Alipurduar: Majherdabri Tea Garden adopts herbal pesticides
Alipurduar: The Majherdabri Tea Garden in Alipurduar has adopted an innovative, cost-effective method to eliminate chemical pesticides by embracing a completely herbal alternative. Over the past six months, the garden has reaped significant benefits from this herbal pesticide. This eco-friendly approach not only rids the tea of harmful toxins but also slashes operational costs to 50 per cent.
The process of creating the organic pesticide involves boiling garlic, ginger, green chillies, Vasaka, Giant calotrope and other herbs in separate pots of water for hours. After cooling and extracting the juice from each pot, the liquids are combined and poured into a drum. This herbal insecticide is then mixed with water at a ratio of one liter per one hundred liters and sprayed onto the tea plants using a machine.

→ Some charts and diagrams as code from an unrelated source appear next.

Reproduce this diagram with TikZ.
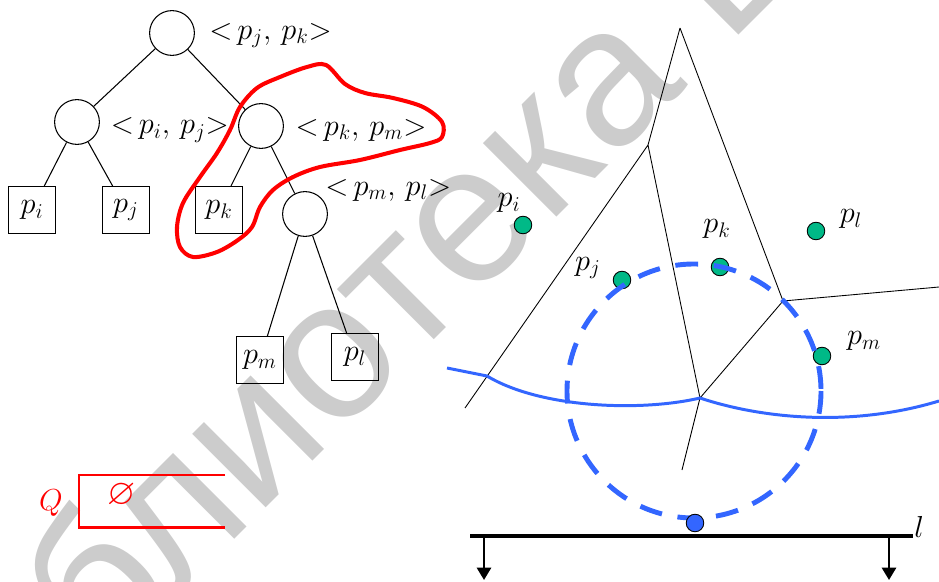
\documentclass[tikz,border=0pt]{standalone}
\usepackage{fontspec}
\usepackage{amssymb}
\usetikzlibrary{arrows.meta, positioning}
\newfontfamily\markfont{Liberation Sans}
\definecolor{sitegreen}{RGB}{0,185,135}
\definecolor{beachblue}{RGB}{51,102,255}
\definecolor{markgray}{RGB}{204,204,204}
\tikzset{
  treenode/.style={circle, draw, line width=0.6pt, minimum size=25.5pt, inner sep=0pt},
  leaf/.style={rectangle, draw, line width=0.8pt, minimum size=26.5pt, inner sep=0pt, font=\fontsize{18}{21}\selectfont},
  tag/.style={inner sep=0pt, font=\fontsize{18}{21}\selectfont},
  site/.style={circle, draw, line width=0.5pt, fill=sitegreen, minimum size=10pt, inner sep=0pt},
  cell/.style={line width=0.5pt},
  beach/.style={beachblue, line width=1.7pt},
}
\newcommand{\pair}[2]{\mathord{<}\,#1,\,#2\mathord{>}}

\begin{document}
\begin{tikzpicture}[x=0.02cm, y=-0.02cm]
\useasboundingbox (0,0) rectangle (939,581);
% watermark
\begin{scope}
  \clip (0,0) rectangle (939,581);
  \node[anchor=base west, rotate=45, text=markgray, inner sep=0pt,
        font=\markfont\fontsize{112}{120}\selectfont] (mark) at (-56,830) {библиотека БГУИР};
\end{scope}

% tree
\node[treenode] (root) at (172,33) {};
\node[treenode] (ij) at (77,122) {};
\node[treenode] (km) at (261,126) {};
\node[treenode] (ml) at (305,214) {};
\node[leaf] (pi) at (32,210) {$p_i$};
\node[leaf] (pj) at (126,210) {$p_j$};
\node[leaf] (pk) at (219,210) {$p_k$};
\node[leaf] (pm) at (260,360) {$p_m$};
\node[leaf] (pl) at (355,357) {$p_l$};
\draw[line width=0.6pt] (root) -- (ij) (root) -- (km)
  (ij) -- (pi) (ij) -- (pj) (km) -- (pk) (km) -- (ml)
  (ml) -- (pm) (ml) -- (pl);
\node[tag, right=8pt of root, yshift=-1.5pt] (troot) {$\pair{p_j}{p_k}$};
\node[tag, right=6pt of ij, yshift=-4.5pt] (tij) {$\pair{p_i}{p_j}$};
\node[tag, right=6.5pt of km, yshift=-2.3pt] (tkm) {$\pair{p_k}{p_m}$};
\node[tag, anchor=west] (tml) at (325,190) {$\pair{p_m}{p_l}$};

% red outline round the subtree
\draw[red, line width=2.3pt] plot[smooth cycle, tension=0.55] coordinates {
  (326,65) (345,84) (365,93) (393,98) (423,107) (442,122) (442,137) (430,143)
  (400,150) (360,160) (320,167) (293,177) (273,190) (260,207) (252,227)
  (238,240) (217,252) (193,257) (180,247) (177,227) (183,203) (200,177)
  (217,153) (230,130) (240,107) (257,88) (280,77) (307,67)};

% queue
\node[tag, text=red] (q) at (51,503) {$Q$};
\node[tag, text=red, scale=1.15] (empty) at (122,495) {$\varnothing$};
\coordinate (qa) at (225,475);
\coordinate (qb) at (225,527);
\draw[red, line width=1.7pt] (qa) -| (79,527) -- (qb);

% voronoi cells
\coordinate (vA) at (680,28);
\coordinate (vB) at (648,145);
\coordinate (vC) at (783,301);
\coordinate (vD) at (700,398);
\coordinate (eB) at (465,408);
\coordinate (eC) at (939,287);
\coordinate (eD) at (682,470);
\draw[cell] (vA) -- (vB) -- (eB) (vB) -- (vD) -- (eD)
  (vA) -- (vC) -- (eC) (vC) -- (vD);

% sites
\node[site] (si) at (523,225) {};
\node[site] (sj) at (622,280) {};
\node[site] (sk) at (720,267) {};
\node[site] (sl) at (816,231) {};
\node[site] (sm) at (822,356) {};
\node[tag] (li) at (509,203) {$p_i$};
\node[tag] (lj) at (588,268) {$p_j$};
\node[tag] (lk) at (717,229) {$p_k$};
\node[tag] (ll) at (851,219) {$p_l$};
\node[tag] (lm) at (864,341) {$p_m$};

% beach line
\coordinate (bL) at (447,368);
\coordinate (bc) at (487,376);
\coordinate (bR) at (939,401);
\draw[beach] (bL) -- (bc) .. controls (540,408) and (640,412) .. (vD)
  .. controls (760,418) and (850,428) .. (bR);

% empty circle
\coordinate (cc) at (694,391);
\draw[beachblue, line width=2.8pt, dash pattern=on 13pt off 9pt] (cc) circle[radius=127];

% sweep line
\coordinate (swL) at (470,536);
\coordinate (swR) at (913,536);
\draw[line width=2.3pt] (swL) -- (swR);
\node[tag, anchor=west] (lsw) at (914,527) {$l$};
\coordinate (d1) at (484,536);
\coordinate (d1e) at (484,580);
\coordinate (d2) at (889,536);
\coordinate (d2e) at (889,580);
\draw[line width=1.4pt, -{Triangle[length=7pt, width=8pt]}] (d1) -- (d1e);
\draw[line width=1.4pt, -{Triangle[length=7pt, width=8pt]}] (d2) -- (d2e);
\node[circle, draw, line width=0.5pt, fill=beachblue, minimum size=10pt, inner sep=0pt] (ev) at (695,523) {};
\end{tikzpicture}
\end{document}
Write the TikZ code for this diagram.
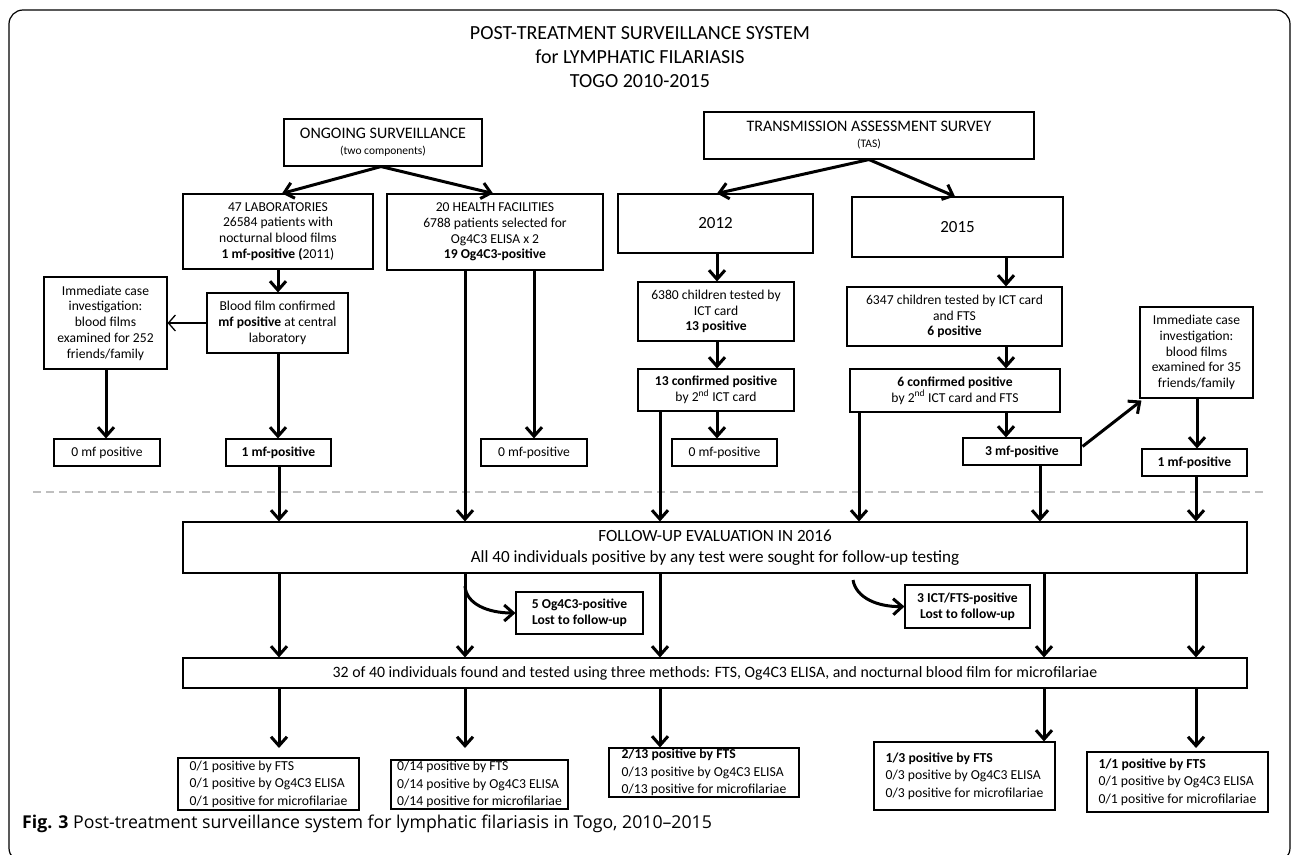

This application is repeated every 15 days, with additional spraying every seven days if necessary. The tea garden authorities claim a successful elimination of pests harmful to tea through this method.
Chinmay Dhar, the garden manager, claims that the garden has practically eliminated the use of chemical pesticides for the last six months. He explains: “Previously, we faced issues with pests and diseases, leading to the use of chemical pesticides. This not only incurred significant expenses but also required constant monitoring of tea quality. With the adoption of organic pesticides, we feel secure on all fronts. The tea tree insect infestation has drastically reduced in the last six months, leading to substantial cost savings.
Additionally, we use the vermicompost method, creating fertiliser with earthworms, cow dung, and soil. Our goal is to eliminate reliance on chemical pesticides and fertilisers in the future.”
Last year, Taiwan and Iran returned exported Indian tea, citing excessive pesticide use. Very recently following FSSAI guidelines, the Central Tea Board banned 20 chemicals and pesticides in tea plantations.